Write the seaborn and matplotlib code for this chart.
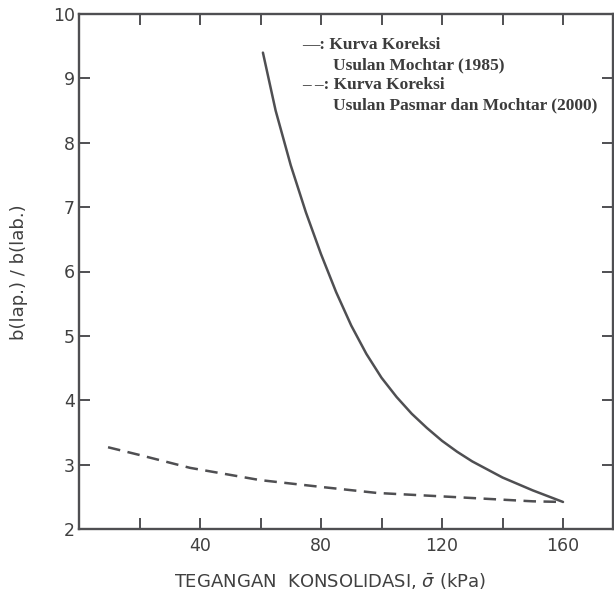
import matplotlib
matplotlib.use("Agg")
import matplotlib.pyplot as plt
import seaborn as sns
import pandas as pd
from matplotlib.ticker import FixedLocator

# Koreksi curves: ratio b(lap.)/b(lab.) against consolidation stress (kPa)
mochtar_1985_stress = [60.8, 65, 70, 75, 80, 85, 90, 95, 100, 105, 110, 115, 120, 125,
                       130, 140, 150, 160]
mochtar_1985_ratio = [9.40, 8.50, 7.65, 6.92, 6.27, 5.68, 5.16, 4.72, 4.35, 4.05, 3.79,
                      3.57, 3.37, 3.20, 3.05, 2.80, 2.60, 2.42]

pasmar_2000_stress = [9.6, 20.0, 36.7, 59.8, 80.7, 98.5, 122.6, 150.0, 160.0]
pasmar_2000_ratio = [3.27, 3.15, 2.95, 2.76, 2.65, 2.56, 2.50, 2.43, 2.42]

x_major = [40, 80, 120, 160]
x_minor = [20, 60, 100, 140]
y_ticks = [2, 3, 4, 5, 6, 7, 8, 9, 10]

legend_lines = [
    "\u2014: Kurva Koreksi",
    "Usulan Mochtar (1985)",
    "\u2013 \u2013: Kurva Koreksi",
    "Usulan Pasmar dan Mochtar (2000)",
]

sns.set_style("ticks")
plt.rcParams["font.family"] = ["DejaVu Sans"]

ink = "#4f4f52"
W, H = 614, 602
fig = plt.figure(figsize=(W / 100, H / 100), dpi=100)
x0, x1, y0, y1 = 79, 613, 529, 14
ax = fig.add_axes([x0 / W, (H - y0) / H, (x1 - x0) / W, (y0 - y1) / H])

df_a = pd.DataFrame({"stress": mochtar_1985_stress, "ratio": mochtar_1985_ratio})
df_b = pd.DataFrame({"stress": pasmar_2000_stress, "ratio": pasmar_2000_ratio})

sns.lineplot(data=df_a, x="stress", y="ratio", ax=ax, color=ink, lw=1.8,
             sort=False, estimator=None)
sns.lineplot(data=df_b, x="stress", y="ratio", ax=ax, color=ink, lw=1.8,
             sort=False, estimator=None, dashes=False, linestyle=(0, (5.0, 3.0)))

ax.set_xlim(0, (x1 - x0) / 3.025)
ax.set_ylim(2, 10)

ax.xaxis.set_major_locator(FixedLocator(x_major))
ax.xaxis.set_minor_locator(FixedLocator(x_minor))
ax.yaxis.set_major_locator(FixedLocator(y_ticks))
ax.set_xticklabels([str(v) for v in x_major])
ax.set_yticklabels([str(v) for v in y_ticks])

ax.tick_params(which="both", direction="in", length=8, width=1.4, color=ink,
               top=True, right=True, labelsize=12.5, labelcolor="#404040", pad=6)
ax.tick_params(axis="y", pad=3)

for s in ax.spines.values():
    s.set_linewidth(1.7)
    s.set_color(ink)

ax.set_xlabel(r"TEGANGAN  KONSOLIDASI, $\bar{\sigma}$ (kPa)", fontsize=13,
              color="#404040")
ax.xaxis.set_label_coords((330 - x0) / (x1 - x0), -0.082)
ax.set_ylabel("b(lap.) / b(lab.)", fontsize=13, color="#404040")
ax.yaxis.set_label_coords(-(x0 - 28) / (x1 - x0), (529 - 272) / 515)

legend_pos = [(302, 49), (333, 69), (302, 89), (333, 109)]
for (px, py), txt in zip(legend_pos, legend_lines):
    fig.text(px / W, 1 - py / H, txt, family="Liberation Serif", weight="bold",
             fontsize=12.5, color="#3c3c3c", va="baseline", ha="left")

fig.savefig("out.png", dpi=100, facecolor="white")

WHAT YOU SHOULD DO: Filter out all lines lacking the word "seaborn" and copy the rest.

WORKED SOLUTION:
Write the seaborn and matplotlib code for this chart.
import seaborn as sns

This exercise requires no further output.